GVT—an internet cable provider from Brazil—chose to trust to HP its development processes for business intelligence software.
A scrum team was created within HP to deliver the products designed by the GVT team. The challenge was to overcome the distance since the development team was in Rio de Janeiro and the product owners were in Curitiba.
Trusting agile principles, one HP resource was allocated in the customer site, to allow for face-to-face communication with the different stakeholders. However, most of the discussions were held over the phone or virtual meeting rooms.
I was the project manager responsible for the overall delivery of the project and acted as scrum master when necessary.
Overcoming the initial distrust from the customer (who had never worked with a third-party offshore team), the partnership eventually grew, and two more scrum teams were created to support the demands.
When Telefonica (a Spanish telecom company) announced they would buy GVT in order to merge it with Vivo (its subsidiary in Brazil), in a deal worth over US$7 billion, these scrum teams participated and successfully delivered project Sophia, the project responsible for integrating the data from both companies.
Project Cordillera
Successfully delivered over 80 new servers and decommissioned over 220 old servers, without any impact on the business.
Program Cordillera aimed to unify all of the supply chain processes from Unilever's subsidiaries in the Americas into a single SAP instance. Business processes were altered in 15 countries, simplifying the value chain, reducing costs, improving service levels and generating tax benefits.
Over 300 systems were decommissioned and their processes moved to SAP, generating huge savings in hardware and software costs.
I was the HP program manager responsible for all of the infrastructure support including the database, network, storage, backup, Basis, Wintel, and Linux servers, and led over 40 resources spread between five countries (Brazil, Argentina, England, the United States, and India).
Vale Information Program
Delivered BI solutions in the control, finance, and mining areas, generating over US$100 million in savings.

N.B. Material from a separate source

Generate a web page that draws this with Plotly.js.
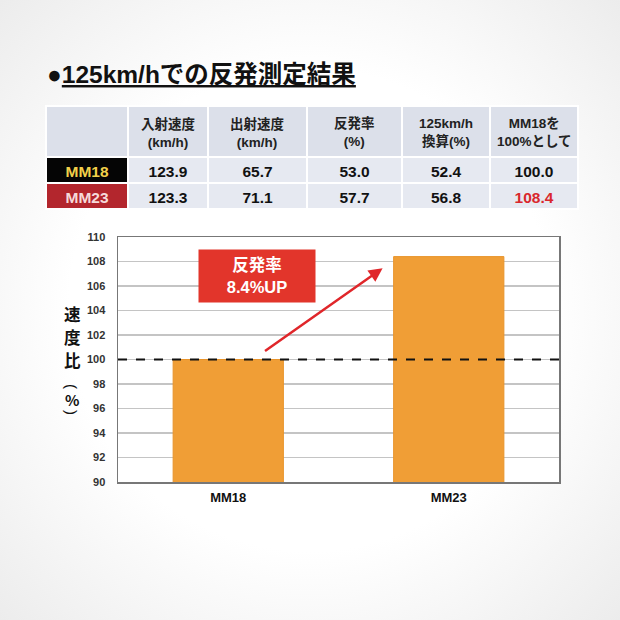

Vale is the largest iron ore mining company in the world and partnered with HP to develop its information management strategy. The Vale Information Program (VIP) was created to develop the necessary business processes to support it, as well as to implement all projects related to information management.
During a two-year period, I was responsible for delivering the finance, control, and mining projects, all planned to improve business processes by making internal information available and easily accessible between company areas. A huge data warehouse was designed, and the projects were implemented using PowerCenter and Cognos.
Omato
In 1997, successfully implemented an RM Corpore solution on a Brazilian NGO.
I deployed successfully the RM Corpore solution at Omato, an NGO that worked to help Rio de Janeiro's impoverished community on planned parenthood and prevention of sexual diseases.